The Indian scops owl (Otus bakkamoena) is a species of owl native to South Asia.

==Taxonomy and etymology==
This species formerly included the collared scops owl (Otus lettia). The species epithet is derived from "bakamuna", the Sinhalese name for the eastern barn owl (Tyto javanica), and the brown fish owl (Ketupa zeylonensis).

==Description==
The Indian scops owl is a small 23–25 cm owl, although it is one of the largest of the scops owls. Like other scops owls, it has small head tufts, or ears. The upperparts are grey or brown, depending on the morph, with faint buff spotting. The underparts are buff with fine darker streaking. The facial disc is whitish or buff, and the eyes are orange or brown. There is a buff neckband. Sexes are similar.
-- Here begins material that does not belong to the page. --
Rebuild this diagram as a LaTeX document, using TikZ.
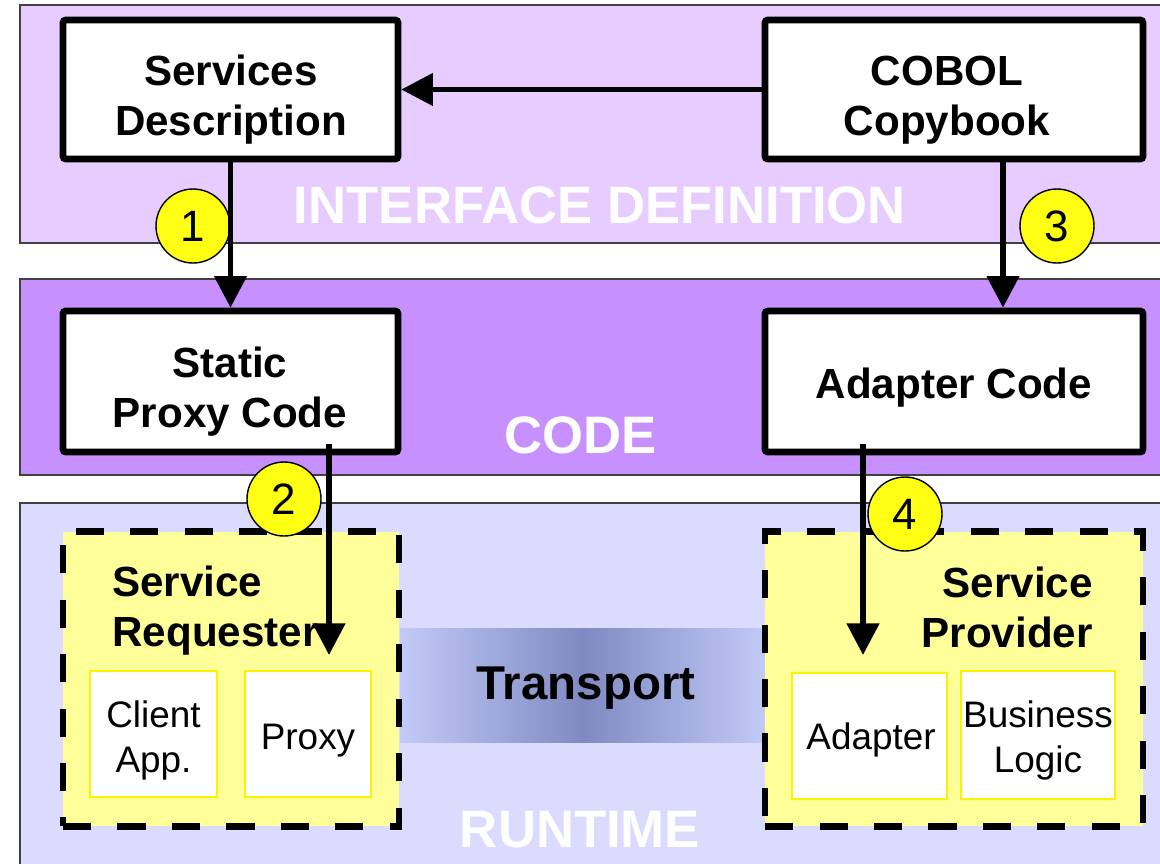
\documentclass[tikz,border=0pt]{standalone}
\usepackage{fontspec}
\setmainfont{Liberation Sans}
\usetikzlibrary{arrows.meta,calc}
\definecolor{ifcol}{RGB}{230,204,255}
\definecolor{codecol}{RGB}{198,144,255}
\definecolor{runcol}{RGB}{219,219,255}
\definecolor{roleyellow}{RGB}{255,255,153}
\definecolor{tlight}{RGB}{194,202,248}
\definecolor{tdark}{RGB}{128,138,194}
\definecolor{numyellow}{RGB}{255,255,20}
\begin{document}
\begin{tikzpicture}[x=0.02cm,y=-0.02cm,
  band/.style={draw=black!75, line width=0.7pt},
  box/.style={draw, line width=3.8pt, fill=white, rounded corners=1.5pt, inner sep=0pt},
  boxtext/.style={font=\fontsize{24}{28.5}\selectfont\bfseries, align=center, inner sep=0pt},
  bandlabel/.style={text=white, font=\fontsize{30}{36}\selectfont\bfseries, anchor=base, inner sep=0pt},
  flow/.style={line width=3.2pt, -{Triangle[width=18pt,length=18pt]}},
  num/.style={circle, draw, line width=0.8pt, fill=numyellow, minimum size=1.48cm, inner sep=0pt, font=\fontsize{25}{30}\selectfont},
  role/.style={draw, dash pattern=on 16pt off 15pt, line width=3.8pt, fill=roleyellow, inner sep=0pt},
  part/.style={draw=yellow, line width=0.8pt, fill=white, inner sep=0pt},
  parttext/.style={font=\fontsize{21}{25.6}\selectfont, align=center, inner sep=0pt}
]
\useasboundingbox (0,0) rectangle (1160,863);
% bands
\draw[band, fill=ifcol] (20,5) rectangle (1168,243);
\draw[band, fill=codecol] (20,279) rectangle (1168,475);
\draw[band, fill=runcol] (20,503) rectangle (1168,880);
\node[bandlabel] (lif) at (600,223) {INTERFACE DEFINITION};
\node[bandlabel] (lcode) at (581,453) {CODE};
\node[bandlabel] (lrun) at (580,847) {RUNTIME};
% transport
\fill[left color=tlight, right color=tdark] (400,628) rectangle (583,742);
\fill[left color=tdark, right color=tlight] (583,628) rectangle (765,742);
\node[font=\fontsize{27}{32}\selectfont\bfseries, inner sep=0pt] (tr) at (586,688) {Transport};
% top boxes
\node[box, minimum width=6.7cm, minimum height=2.78cm] (sd) at (230.5,89.5) {};
\node[boxtext] (sdt) at (231,99.5) {Services\\Description};
\node[box, minimum width=7.56cm, minimum height=2.78cm] (cb) at (954,89.5) {};
\node[boxtext] (cbt) at (947,100) {COBOL\\Copybook};
\node[box, minimum width=6.7cm, minimum height=2.82cm] (spc) at (230.5,381.5) {};
\node[boxtext] (spct) at (230,392) {Static\\Proxy Code};
\node[box, minimum width=7.56cm, minimum height=2.82cm] (ac) at (954,381.5) {};
\node[boxtext] (act) at (954,388) {Adapter Code};
% role boxes
\node[role, minimum width=6.72cm, minimum height=5.9cm] (req) at (231,679) {};
\node[role, minimum width=7.56cm, minimum height=5.9cm] (prov) at (954,679) {};
\node[boxtext, align=left, anchor=west] (reqt) at (112,611) {Service\\Requester};
\node[boxtext, align=right, anchor=east] (provt) at (1093,607) {Service\\Provider};
\node[part, minimum width=2.54cm, minimum height=2.52cm] (client) at (153.5,734) {};
\node[parttext] (clientt) at (153.5,740) {Client\\App.};
\node[part, minimum width=2.52cm, minimum height=2.52cm] (proxy) at (308,734) {};
\node[parttext] (proxyt) at (308,741) {Proxy};
\node[part, minimum width=3.1cm, minimum height=2.52cm] (adapter) at (869.5,736) {};
\node[parttext] (adaptert) at (871,740) {Adapter};
\node[part, minimum width=3.08cm, minimum height=2.56cm] (bl) at (1038,735) {};
\node[parttext] (blt) at (1038,740) {Business\\Logic};
% numbers
\node[num] (n1) at (193,226) {1};
\node[num] (n3) at (1057,226) {3};
\node[num] (n2) at (284,499) {2};
\node[num] (n4) at (905,514) {4};
% connectors
\coordinate (c3) at (1003,0);
\coordinate (a2s) at (329,444);
\coordinate (a2e) at (329,655);
\coordinate (a4s) at (863,444);
\coordinate (a4e) at (863,655);
\draw[flow] (cb.west) -- (sd.east);
\draw[flow] (sd.south) -- (spc.north);
\draw[flow] (cb.south -| c3) -- (ac.north -| c3);
\draw[flow] (a2s) -- (a2e);
\draw[flow] (a4s) -- (a4e);
\end{tikzpicture}
\end{document}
The flight is deeply undulating.

This species is very similar to the slightly larger partially migratory collared scops owl (Otus lettia) and the oriental scops owl (Otus sunia). They can be separated on call and eye colour.

==Distribution and habitat==
The species occurs from eastern Arabia through the Indian subcontinent, except the far north.

==Ecology==
The Indian scops owl is nocturnal. Through its natural camouflage, it is very difficult to see in daytime, but may sometimes be located by the small birds that mob it while it is roosting in a tree. It feeds mainly on insects. The call is a soft single note ("whuk?"). It nests in tree cavities, laying 3–5 eggs.